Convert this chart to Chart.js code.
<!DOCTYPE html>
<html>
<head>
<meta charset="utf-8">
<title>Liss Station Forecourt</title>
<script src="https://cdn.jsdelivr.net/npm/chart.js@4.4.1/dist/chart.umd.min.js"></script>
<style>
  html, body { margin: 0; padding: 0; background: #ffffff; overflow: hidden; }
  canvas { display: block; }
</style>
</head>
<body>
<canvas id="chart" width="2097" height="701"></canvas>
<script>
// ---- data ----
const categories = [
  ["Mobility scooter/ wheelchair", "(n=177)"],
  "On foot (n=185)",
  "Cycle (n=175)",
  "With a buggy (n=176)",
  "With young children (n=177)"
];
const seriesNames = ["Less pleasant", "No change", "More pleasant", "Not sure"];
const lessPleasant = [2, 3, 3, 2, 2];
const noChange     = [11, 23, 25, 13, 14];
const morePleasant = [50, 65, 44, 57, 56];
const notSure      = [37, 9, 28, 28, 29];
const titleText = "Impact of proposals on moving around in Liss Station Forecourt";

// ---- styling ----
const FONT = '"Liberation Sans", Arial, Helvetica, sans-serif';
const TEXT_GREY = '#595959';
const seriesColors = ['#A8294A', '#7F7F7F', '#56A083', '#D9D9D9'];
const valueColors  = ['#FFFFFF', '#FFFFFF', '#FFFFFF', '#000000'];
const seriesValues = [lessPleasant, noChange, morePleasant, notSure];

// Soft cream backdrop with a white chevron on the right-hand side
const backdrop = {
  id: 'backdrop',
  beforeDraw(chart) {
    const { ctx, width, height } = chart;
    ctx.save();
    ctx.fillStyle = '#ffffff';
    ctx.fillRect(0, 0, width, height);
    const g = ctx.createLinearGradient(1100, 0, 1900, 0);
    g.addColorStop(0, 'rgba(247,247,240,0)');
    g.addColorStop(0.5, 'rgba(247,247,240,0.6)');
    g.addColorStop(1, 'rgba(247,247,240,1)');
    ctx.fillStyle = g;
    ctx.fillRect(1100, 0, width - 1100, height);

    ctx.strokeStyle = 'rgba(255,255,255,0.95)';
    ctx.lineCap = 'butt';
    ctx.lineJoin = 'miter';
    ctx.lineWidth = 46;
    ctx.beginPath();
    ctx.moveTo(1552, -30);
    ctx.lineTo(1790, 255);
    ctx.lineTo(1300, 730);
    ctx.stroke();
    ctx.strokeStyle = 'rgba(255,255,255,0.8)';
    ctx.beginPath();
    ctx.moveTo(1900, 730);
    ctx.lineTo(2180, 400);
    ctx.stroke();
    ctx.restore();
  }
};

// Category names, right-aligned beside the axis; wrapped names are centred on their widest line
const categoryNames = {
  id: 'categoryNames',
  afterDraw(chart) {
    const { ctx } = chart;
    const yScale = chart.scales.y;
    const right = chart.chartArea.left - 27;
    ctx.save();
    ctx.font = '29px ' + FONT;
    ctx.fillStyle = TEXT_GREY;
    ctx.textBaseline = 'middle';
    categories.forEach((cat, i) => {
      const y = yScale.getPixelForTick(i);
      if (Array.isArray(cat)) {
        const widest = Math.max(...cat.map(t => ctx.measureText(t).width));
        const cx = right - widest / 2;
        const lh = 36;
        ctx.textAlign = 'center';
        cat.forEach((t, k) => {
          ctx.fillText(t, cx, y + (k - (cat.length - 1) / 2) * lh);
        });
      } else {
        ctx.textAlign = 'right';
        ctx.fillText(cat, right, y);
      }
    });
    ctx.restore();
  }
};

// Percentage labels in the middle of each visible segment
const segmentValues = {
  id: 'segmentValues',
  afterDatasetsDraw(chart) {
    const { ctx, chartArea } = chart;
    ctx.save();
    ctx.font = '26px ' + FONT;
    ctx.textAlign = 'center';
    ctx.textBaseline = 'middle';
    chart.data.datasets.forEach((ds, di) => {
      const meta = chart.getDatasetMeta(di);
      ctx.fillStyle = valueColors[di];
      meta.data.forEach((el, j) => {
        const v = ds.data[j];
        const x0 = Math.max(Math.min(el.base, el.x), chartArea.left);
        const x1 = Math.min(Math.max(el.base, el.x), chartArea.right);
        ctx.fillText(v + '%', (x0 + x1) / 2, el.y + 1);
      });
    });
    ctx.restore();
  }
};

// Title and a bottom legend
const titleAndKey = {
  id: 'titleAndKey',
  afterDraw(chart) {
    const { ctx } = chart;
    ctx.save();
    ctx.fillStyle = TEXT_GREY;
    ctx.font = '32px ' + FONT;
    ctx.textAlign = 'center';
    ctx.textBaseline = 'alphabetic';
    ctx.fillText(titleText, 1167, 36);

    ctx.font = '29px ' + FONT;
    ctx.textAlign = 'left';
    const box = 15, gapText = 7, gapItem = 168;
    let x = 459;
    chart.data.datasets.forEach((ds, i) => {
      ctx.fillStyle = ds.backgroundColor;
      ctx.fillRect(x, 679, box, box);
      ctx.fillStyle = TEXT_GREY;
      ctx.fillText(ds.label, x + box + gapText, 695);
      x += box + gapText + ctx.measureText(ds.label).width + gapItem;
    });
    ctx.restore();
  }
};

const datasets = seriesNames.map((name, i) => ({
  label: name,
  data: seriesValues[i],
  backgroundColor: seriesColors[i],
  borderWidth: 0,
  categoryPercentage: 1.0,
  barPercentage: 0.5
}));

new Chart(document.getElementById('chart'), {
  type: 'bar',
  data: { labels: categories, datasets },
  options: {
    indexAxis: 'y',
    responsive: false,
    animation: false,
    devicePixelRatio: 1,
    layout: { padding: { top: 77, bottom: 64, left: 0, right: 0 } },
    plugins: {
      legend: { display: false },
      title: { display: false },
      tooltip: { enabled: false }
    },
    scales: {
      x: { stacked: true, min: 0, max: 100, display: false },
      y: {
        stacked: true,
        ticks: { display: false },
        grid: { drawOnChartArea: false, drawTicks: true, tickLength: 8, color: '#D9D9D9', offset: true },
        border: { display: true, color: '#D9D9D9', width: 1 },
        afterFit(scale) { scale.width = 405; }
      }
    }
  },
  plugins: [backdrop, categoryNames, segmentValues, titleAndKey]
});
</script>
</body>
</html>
================
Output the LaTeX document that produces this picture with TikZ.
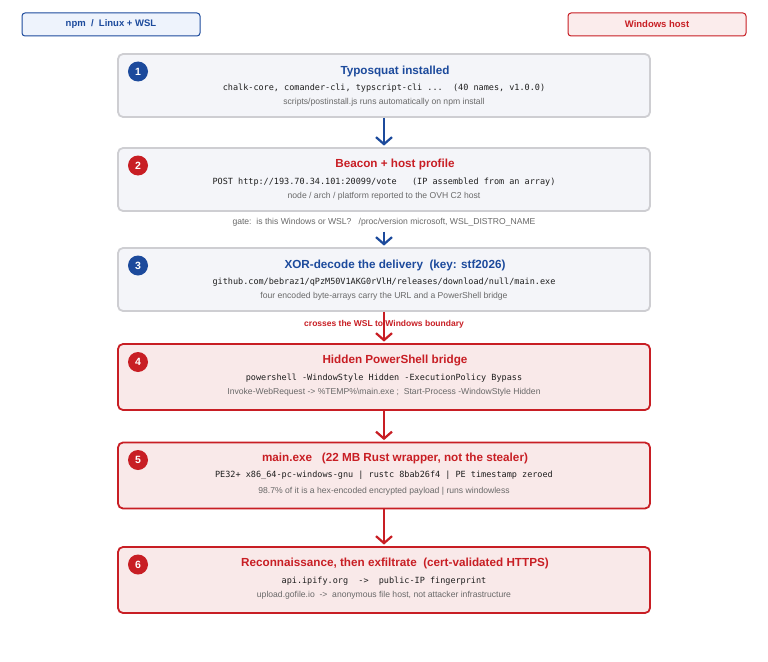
================
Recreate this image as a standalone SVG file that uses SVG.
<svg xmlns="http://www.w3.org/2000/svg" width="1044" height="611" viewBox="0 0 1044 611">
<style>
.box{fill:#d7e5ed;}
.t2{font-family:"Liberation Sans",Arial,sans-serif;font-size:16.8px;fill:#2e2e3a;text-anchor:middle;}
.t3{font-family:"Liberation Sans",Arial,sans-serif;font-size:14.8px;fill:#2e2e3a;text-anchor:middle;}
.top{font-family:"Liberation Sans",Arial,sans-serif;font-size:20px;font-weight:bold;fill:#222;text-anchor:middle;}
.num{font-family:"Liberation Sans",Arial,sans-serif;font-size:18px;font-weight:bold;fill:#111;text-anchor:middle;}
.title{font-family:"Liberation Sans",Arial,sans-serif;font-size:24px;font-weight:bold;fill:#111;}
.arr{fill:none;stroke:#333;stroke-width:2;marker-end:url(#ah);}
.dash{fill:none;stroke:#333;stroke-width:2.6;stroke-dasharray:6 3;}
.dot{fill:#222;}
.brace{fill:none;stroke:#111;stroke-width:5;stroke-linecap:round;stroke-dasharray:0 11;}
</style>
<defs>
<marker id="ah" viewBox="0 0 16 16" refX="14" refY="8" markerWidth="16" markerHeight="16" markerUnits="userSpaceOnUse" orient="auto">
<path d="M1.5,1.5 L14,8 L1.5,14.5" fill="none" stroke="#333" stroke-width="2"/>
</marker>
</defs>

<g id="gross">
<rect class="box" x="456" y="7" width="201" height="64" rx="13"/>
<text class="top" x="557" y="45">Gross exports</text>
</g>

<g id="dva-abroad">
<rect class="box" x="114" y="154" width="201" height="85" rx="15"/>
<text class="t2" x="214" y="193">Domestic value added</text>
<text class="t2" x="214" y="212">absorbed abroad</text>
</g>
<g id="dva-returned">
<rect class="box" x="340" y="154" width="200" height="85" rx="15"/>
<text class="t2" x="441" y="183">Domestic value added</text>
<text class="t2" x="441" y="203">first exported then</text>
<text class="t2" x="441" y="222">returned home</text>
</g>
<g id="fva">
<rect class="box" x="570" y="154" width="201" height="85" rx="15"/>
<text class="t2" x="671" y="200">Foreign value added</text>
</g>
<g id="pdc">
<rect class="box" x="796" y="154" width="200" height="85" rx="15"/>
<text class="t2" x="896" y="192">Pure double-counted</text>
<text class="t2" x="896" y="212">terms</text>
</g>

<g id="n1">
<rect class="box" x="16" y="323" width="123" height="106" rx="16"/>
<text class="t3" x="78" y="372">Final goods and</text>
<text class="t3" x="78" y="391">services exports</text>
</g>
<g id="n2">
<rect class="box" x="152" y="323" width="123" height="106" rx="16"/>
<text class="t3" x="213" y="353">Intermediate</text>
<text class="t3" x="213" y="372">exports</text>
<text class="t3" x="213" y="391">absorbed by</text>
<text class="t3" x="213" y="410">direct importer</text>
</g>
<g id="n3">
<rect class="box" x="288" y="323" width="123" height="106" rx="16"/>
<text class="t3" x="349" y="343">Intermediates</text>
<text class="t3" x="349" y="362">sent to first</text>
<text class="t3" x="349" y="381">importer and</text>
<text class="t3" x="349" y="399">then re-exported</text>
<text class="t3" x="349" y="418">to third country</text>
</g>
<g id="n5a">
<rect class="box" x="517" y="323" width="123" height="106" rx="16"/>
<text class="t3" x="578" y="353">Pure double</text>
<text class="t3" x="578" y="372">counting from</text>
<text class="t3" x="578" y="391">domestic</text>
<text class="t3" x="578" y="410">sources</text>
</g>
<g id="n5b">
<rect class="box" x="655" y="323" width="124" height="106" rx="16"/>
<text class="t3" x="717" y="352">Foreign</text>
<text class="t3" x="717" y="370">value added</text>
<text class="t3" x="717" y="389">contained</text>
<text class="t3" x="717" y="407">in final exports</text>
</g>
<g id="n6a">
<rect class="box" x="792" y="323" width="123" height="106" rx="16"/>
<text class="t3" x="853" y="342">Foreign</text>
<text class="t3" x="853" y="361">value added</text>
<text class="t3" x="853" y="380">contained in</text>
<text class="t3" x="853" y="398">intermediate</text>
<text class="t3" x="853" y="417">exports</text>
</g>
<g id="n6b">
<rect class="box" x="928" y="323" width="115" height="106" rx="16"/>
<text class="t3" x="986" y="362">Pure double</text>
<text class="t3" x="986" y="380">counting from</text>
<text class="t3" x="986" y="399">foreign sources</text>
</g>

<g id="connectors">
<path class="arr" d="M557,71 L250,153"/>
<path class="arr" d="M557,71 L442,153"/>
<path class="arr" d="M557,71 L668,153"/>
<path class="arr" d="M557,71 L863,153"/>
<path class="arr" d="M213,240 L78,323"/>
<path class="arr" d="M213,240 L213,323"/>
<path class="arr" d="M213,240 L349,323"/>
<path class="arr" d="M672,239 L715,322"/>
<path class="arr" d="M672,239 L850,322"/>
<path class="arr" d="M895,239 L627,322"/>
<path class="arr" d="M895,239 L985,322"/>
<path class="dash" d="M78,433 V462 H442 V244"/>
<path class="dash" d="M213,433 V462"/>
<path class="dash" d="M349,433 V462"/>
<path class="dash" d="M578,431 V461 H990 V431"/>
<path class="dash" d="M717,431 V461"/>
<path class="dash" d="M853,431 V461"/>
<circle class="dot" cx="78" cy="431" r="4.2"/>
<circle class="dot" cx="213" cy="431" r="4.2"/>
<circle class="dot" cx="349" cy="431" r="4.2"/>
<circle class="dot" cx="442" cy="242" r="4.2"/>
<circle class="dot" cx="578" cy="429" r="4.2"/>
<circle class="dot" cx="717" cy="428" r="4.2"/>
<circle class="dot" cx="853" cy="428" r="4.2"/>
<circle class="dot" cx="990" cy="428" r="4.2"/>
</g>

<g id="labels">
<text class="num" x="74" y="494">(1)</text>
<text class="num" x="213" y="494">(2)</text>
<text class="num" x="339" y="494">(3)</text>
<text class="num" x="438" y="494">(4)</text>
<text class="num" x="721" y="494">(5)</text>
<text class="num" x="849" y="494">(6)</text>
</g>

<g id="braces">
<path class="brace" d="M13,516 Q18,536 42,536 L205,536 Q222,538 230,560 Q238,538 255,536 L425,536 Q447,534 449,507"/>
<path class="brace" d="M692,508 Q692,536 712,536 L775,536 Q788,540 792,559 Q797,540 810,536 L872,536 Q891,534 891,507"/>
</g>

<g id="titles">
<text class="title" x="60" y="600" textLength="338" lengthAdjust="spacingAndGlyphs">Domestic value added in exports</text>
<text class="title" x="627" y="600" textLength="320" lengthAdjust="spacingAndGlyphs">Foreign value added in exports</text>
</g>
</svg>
================
• [Directions for this task]: Your task is to reproduce exactly the lines beginning at the line containing "Convert this chart to Chart.js code." and ending at the line containing "noChange, morePleasant, notSure];", inclusive.

• [Expected answer]:
Convert this chart to Chart.js code.
<!DOCTYPE html>
<html>
<head>
<meta charset="utf-8">
<title>Liss Station Forecourt</title>
<script src="https://cdn.jsdelivr.net/npm/chart.js@4.4.1/dist/chart.umd.min.js"></script>
<style>
  html, body { margin: 0; padding: 0; background: #ffffff; overflow: hidden; }
  canvas { display: block; }
</style>
</head>
<body>
<canvas id="chart" width="2097" height="701"></canvas>
<script>
// ---- data ----
const categories = [
  ["Mobility scooter/ wheelchair", "(n=177)"],
  "On foot (n=185)",
  "Cycle (n=175)",
  "With a buggy (n=176)",
  "With young children (n=177)"
];
const seriesNames = ["Less pleasant", "No change", "More pleasant", "Not sure"];
const lessPleasant = [2, 3, 3, 2, 2];
const noChange     = [11, 23, 25, 13, 14];
const morePleasant = [50, 65, 44, 57, 56];
const notSure      = [37, 9, 28, 28, 29];
const titleText = "Impact of proposals on moving around in Liss Station Forecourt";

// ---- styling ----
const FONT = '"Liberation Sans", Arial, Helvetica, sans-serif';
const TEXT_GREY = '#595959';
const seriesColors = ['#A8294A', '#7F7F7F', '#56A083', '#D9D9D9'];
const valueColors  = ['#FFFFFF', '#FFFFFF', '#FFFFFF', '#000000'];
const seriesValues = [lessPleasant, noChange, morePleasant, notSure];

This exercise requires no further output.